>> begin

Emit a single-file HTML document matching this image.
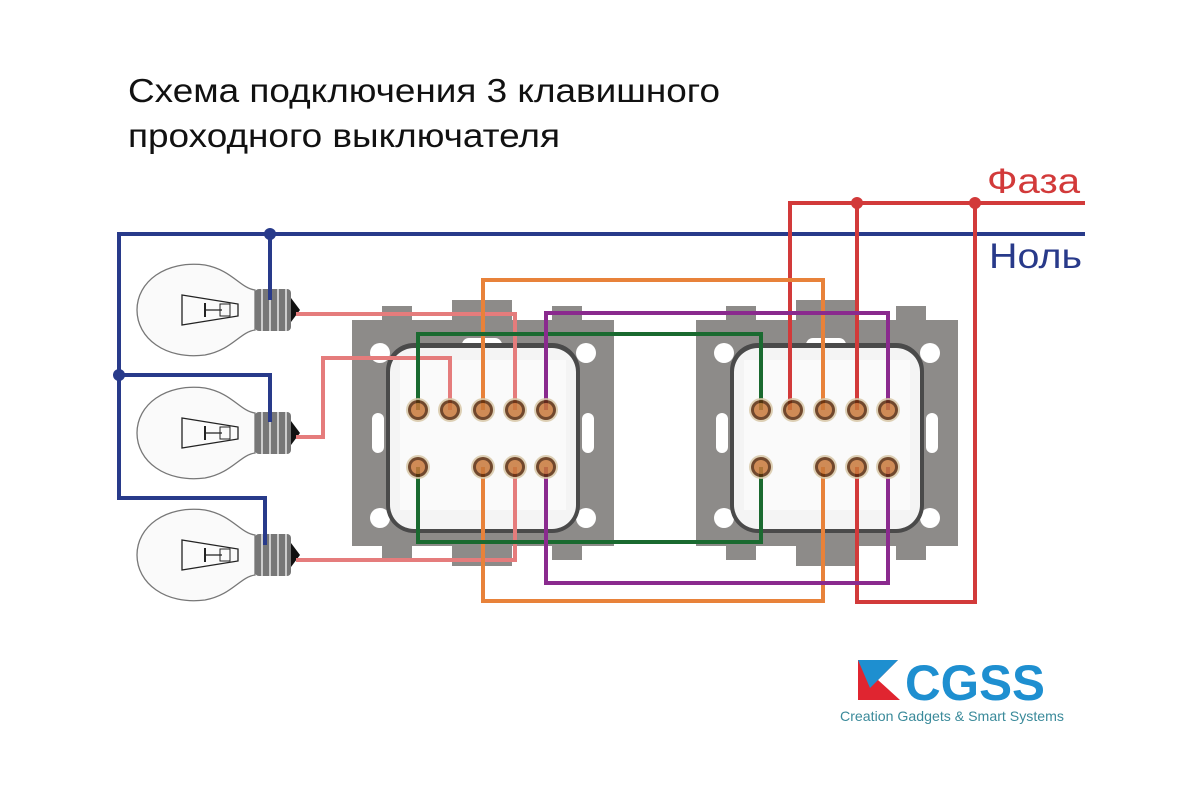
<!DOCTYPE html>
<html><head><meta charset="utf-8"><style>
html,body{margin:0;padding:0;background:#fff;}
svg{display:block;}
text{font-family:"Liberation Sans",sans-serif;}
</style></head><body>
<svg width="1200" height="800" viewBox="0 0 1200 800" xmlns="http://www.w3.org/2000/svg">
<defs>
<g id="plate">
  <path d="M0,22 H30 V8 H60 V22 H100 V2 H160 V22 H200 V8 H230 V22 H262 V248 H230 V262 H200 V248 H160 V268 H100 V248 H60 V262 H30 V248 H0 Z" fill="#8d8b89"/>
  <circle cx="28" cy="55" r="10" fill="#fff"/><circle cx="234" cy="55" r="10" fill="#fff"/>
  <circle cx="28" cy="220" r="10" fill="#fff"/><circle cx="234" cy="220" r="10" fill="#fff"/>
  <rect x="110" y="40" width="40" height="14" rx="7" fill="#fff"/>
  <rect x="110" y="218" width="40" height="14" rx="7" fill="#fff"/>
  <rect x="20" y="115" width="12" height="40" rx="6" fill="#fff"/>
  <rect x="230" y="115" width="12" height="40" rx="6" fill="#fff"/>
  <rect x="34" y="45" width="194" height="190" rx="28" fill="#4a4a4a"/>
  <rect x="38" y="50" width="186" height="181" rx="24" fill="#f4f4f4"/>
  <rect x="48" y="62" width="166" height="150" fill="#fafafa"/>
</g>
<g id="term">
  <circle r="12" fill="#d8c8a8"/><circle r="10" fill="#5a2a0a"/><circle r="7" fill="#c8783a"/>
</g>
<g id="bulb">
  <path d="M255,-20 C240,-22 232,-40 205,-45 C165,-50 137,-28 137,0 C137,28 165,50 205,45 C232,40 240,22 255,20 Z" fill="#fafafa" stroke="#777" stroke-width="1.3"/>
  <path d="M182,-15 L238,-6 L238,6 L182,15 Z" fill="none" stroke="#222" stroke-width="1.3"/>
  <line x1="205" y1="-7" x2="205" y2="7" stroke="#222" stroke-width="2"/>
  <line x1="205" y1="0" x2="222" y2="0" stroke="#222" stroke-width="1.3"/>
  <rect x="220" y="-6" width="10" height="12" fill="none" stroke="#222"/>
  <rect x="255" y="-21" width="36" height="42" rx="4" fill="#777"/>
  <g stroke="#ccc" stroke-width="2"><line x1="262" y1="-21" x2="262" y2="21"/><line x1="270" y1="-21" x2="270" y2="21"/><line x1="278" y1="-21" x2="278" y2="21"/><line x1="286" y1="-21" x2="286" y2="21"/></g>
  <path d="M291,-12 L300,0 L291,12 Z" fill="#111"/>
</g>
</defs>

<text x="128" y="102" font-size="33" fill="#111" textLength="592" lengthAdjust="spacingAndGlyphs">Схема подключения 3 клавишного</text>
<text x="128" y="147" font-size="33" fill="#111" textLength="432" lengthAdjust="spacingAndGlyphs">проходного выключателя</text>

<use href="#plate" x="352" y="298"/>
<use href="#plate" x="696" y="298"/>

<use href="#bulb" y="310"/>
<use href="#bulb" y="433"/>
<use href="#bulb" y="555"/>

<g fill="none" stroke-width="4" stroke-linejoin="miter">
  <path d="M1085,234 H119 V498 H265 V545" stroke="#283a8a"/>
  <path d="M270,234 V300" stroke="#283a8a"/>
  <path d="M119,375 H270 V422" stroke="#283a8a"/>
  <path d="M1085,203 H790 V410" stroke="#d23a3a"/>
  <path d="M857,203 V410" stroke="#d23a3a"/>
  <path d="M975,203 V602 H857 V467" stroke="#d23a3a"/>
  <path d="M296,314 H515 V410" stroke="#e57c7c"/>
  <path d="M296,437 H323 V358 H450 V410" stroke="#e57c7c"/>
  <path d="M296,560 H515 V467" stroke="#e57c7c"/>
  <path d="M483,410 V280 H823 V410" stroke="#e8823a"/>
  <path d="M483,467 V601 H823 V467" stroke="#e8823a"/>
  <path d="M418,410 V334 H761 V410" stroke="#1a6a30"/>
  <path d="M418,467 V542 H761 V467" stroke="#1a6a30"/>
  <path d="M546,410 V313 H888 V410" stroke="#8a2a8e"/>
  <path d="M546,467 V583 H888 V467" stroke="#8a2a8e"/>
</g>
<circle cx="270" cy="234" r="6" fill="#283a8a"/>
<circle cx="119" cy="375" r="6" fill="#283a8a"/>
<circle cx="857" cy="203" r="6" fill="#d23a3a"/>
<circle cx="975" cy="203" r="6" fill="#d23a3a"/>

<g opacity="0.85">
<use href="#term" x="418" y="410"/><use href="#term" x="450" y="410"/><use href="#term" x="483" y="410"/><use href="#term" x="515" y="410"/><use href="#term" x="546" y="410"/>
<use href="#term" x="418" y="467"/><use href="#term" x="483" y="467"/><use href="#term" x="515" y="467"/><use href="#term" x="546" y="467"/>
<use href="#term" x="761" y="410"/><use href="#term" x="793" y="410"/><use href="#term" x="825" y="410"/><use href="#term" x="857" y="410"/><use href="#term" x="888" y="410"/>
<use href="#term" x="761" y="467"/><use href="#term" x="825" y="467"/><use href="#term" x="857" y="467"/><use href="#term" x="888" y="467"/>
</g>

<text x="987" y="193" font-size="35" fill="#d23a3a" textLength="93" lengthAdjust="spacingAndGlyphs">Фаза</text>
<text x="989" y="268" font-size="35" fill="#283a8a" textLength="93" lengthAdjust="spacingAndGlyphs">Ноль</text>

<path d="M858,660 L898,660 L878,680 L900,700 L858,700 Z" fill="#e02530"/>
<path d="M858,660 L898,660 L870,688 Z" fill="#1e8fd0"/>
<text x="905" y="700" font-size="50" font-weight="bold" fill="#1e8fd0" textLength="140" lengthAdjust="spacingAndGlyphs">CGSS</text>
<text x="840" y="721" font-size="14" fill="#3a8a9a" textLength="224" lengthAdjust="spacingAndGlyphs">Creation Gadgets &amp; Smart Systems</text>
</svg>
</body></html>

>> end

OBJECTIVE:
Your task is an exact transcription of all the data, minus the pictures.

RESULT OF THE TASK:
Emit a single-file HTML document matching this image.
<!DOCTYPE html>
<html><head><meta charset="utf-8"><style>
html,body{margin:0;padding:0;background:#fff;}
svg{display:block;}
text{font-family:"Liberation Sans",sans-serif;}
</style></head><body>
<svg width="1200" height="800" viewBox="0 0 1200 800" xmlns="http://www.w3.org/2000/svg">
<defs>
<g id="plate">
  <path d="M0,22 H30 V8 H60 V22 H100 V2 H160 V22 H200 V8 H230 V22 H262 V248 H230 V262 H200 V248 H160 V268 H100 V248 H60 V262 H30 V248 H0 Z" fill="#8d8b89"/>
  <circle cx="28" cy="55" r="10" fill="#fff"/><circle cx="234" cy="55" r="10" fill="#fff"/>
  <circle cx="28" cy="220" r="10" fill="#fff"/><circle cx="234" cy="220" r="10" fill="#fff"/>
  <rect x="110" y="40" width="40" height="14" rx="7" fill="#fff"/>
  <rect x="110" y="218" width="40" height="14" rx="7" fill="#fff"/>
  <rect x="20" y="115" width="12" height="40" rx="6" fill="#fff"/>
  <rect x="230" y="115" width="12" height="40" rx="6" fill="#fff"/>
  <rect x="34" y="45" width="194" height="190" rx="28" fill="#4a4a4a"/>
  <rect x="38" y="50" width="186" height="181" rx="24" fill="#f4f4f4"/>
  <rect x="48" y="62" width="166" height="150" fill="#fafafa"/>
</g>
<g id="term">
  <circle r="12" fill="#d8c8a8"/><circle r="10" fill="#5a2a0a"/><circle r="7" fill="#c8783a"/>
</g>
<g id="bulb">
  <path d="M255,-20 C240,-22 232,-40 205,-45 C165,-50 137,-28 137,0 C137,28 165,50 205,45 C232,40 240,22 255,20 Z" fill="#fafafa" stroke="#777" stroke-width="1.3"/>
  <path d="M182,-15 L238,-6 L238,6 L182,15 Z" fill="none" stroke="#222" stroke-width="1.3"/>
  <line x1="205" y1="-7" x2="205" y2="7" stroke="#222" stroke-width="2"/>
  <line x1="205" y1="0" x2="222" y2="0" stroke="#222" stroke-width="1.3"/>
  <rect x="220" y="-6" width="10" height="12" fill="none" stroke="#222"/>
  <rect x="255" y="-21" width="36" height="42" rx="4" fill="#777"/>
  <g stroke="#ccc" stroke-width="2"><line x1="262" y1="-21" x2="262" y2="21"/><line x1="270" y1="-21" x2="270" y2="21"/><line x1="278" y1="-21" x2="278" y2="21"/><line x1="286" y1="-21" x2="286" y2="21"/></g>
  <path d="M291,-12 L300,0 L291,12 Z" fill="#111"/>
</g>
</defs>

<text x="128" y="102" font-size="33" fill="#111" textLength="592" lengthAdjust="spacingAndGlyphs">Схема подключения 3 клавишного</text>
<text x="128" y="147" font-size="33" fill="#111" textLength="432" lengthAdjust="spacingAndGlyphs">проходного выключателя</text>

<use href="#plate" x="352" y="298"/>
<use href="#plate" x="696" y="298"/>

<use href="#bulb" y="310"/>
<use href="#bulb" y="433"/>
<use href="#bulb" y="555"/>

<g fill="none" stroke-width="4" stroke-linejoin="miter">
  <path d="M1085,234 H119 V498 H265 V545" stroke="#283a8a"/>
  <path d="M270,234 V300" stroke="#283a8a"/>
  <path d="M119,375 H270 V422" stroke="#283a8a"/>
  <path d="M1085,203 H790 V410" stroke="#d23a3a"/>
  <path d="M857,203 V410" stroke="#d23a3a"/>
  <path d="M975,203 V602 H857 V467" stroke="#d23a3a"/>
  <path d="M296,314 H515 V410" stroke="#e57c7c"/>
  <path d="M296,437 H323 V358 H450 V410" stroke="#e57c7c"/>
  <path d="M296,560 H515 V467" stroke="#e57c7c"/>
  <path d="M483,410 V280 H823 V410" stroke="#e8823a"/>
  <path d="M483,467 V601 H823 V467" stroke="#e8823a"/>
  <path d="M418,410 V334 H761 V410" stroke="#1a6a30"/>
  <path d="M418,467 V542 H761 V467" stroke="#1a6a30"/>
  <path d="M546,410 V313 H888 V410" stroke="#8a2a8e"/>
  <path d="M546,467 V583 H888 V467" stroke="#8a2a8e"/>
</g>
<circle cx="270" cy="234" r="6" fill="#283a8a"/>
<circle cx="119" cy="375" r="6" fill="#283a8a"/>
<circle cx="857" cy="203" r="6" fill="#d23a3a"/>
<circle cx="975" cy="203" r="6" fill="#d23a3a"/>

<g opacity="0.85">
<use href="#term" x="418" y="410"/><use href="#term" x="450" y="410"/><use href="#term" x="483" y="410"/><use href="#term" x="515" y="410"/><use href="#term" x="546" y="410"/>
<use href="#term" x="418" y="467"/><use href="#term" x="483" y="467"/><use href="#term" x="515" y="467"/><use href="#term" x="546" y="467"/>
<use href="#term" x="761" y="410"/><use href="#term" x="793" y="410"/><use href="#term" x="825" y="410"/><use href="#term" x="857" y="410"/><use href="#term" x="888" y="410"/>
<use href="#term" x="761" y="467"/><use href="#term" x="825" y="467"/><use href="#term" x="857" y="467"/><use href="#term" x="888" y="467"/>
</g>

<text x="987" y="193" font-size="35" fill="#d23a3a" textLength="93" lengthAdjust="spacingAndGlyphs">Фаза</text>
<text x="989" y="268" font-size="35" fill="#283a8a" textLength="93" lengthAdjust="spacingAndGlyphs">Ноль</text>

<path d="M858,660 L898,660 L878,680 L900,700 L858,700 Z" fill="#e02530"/>
<path d="M858,660 L898,660 L870,688 Z" fill="#1e8fd0"/>
<text x="905" y="700" font-size="50" font-weight="bold" fill="#1e8fd0" textLength="140" lengthAdjust="spacingAndGlyphs">CGSS</text>
<text x="840" y="721" font-size="14" fill="#3a8a9a" textLength="224" lengthAdjust="spacingAndGlyphs">Creation Gadgets &amp; Smart Systems</text>
</svg>
</body></html>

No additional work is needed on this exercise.